Getting Under the Sensor's Skin: The Importance of Electrical Contact Characterization for Conductive Composite Elastomers

Abstract

Conductive elastomer composites can be used as flexible, lightweight, and inexpensive sensors, but they require ohmic electrical contacts to ensure readout consistency, and such contacts can suffer from hysteresis, non-ohmic behavior, and cyclic fatigue. This work investigates a common cause of non-ohmic conduction in such composite contacts, namely the thin insulating layer native to the surface of most silicone rubber composites that have been infused with multi-walled carbon nanotubes for piezoresistive sensing. Voltage sweep dc measurements of individual contacts on this surface layer behave as parallel head-to-tail diodes with asymmetric hysteresis. Frequency sweep ac measurements quantify the insulator thickness with a leaky capacitor model to be ∼1 µm, independent of nanotube concentration, much thicker than the apparent layer thickness as imaged with scanning electron microscopy.
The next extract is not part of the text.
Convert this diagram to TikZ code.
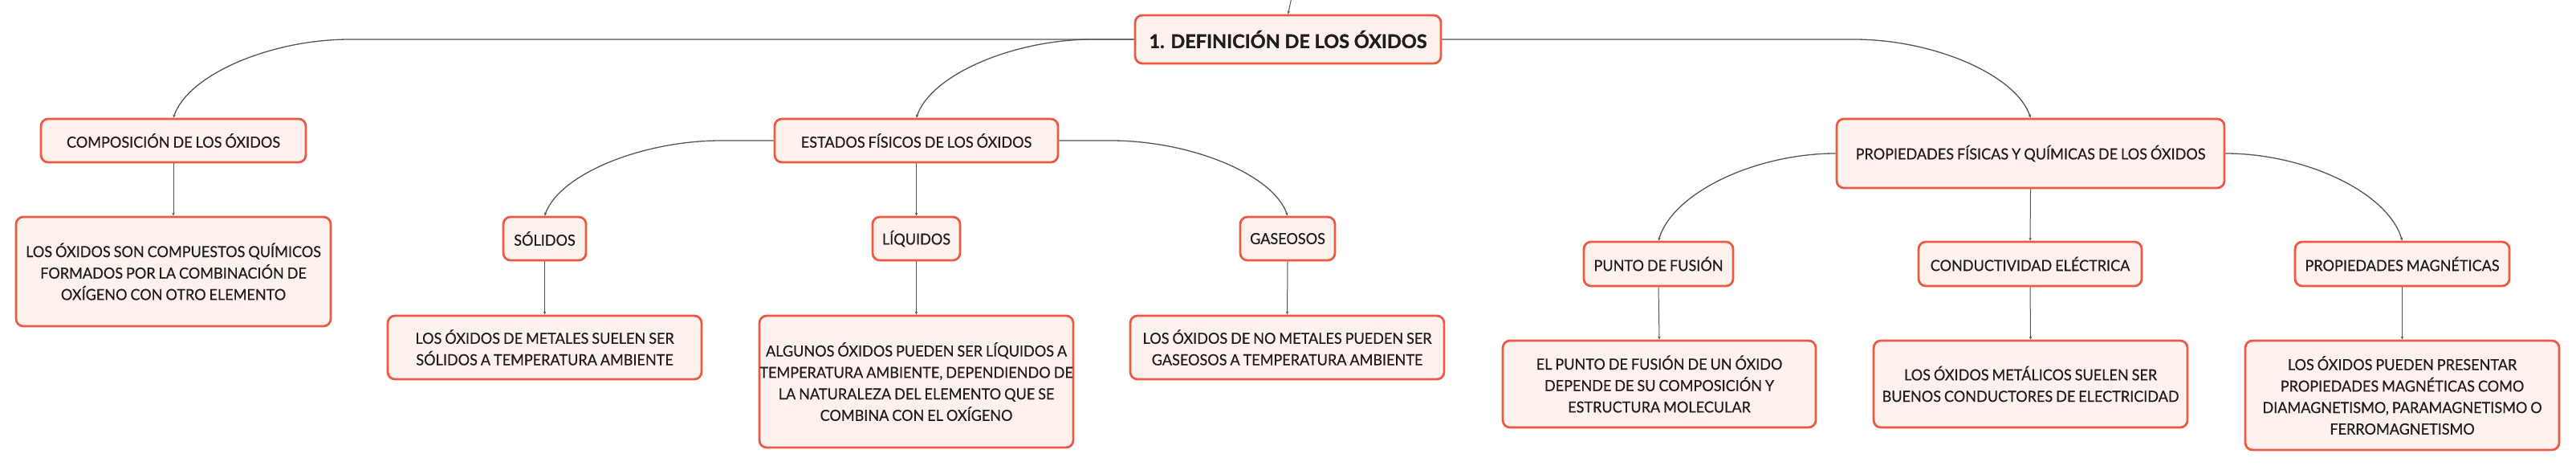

This analysis also confirms highly anisotropic bulk conduction, circa 100 times higher in-plane than cross-plane. To remove the surface layer, a simple surface abrasion is shown to achieve deep ohmic electrical contact to the elastomer bulk. A three-terminal method for verifying ohmic contacts is demonstrated and works even when all contacts are non-ohmic. This three-terminal method be easily applied to other conductive polymers for contact quality-testing.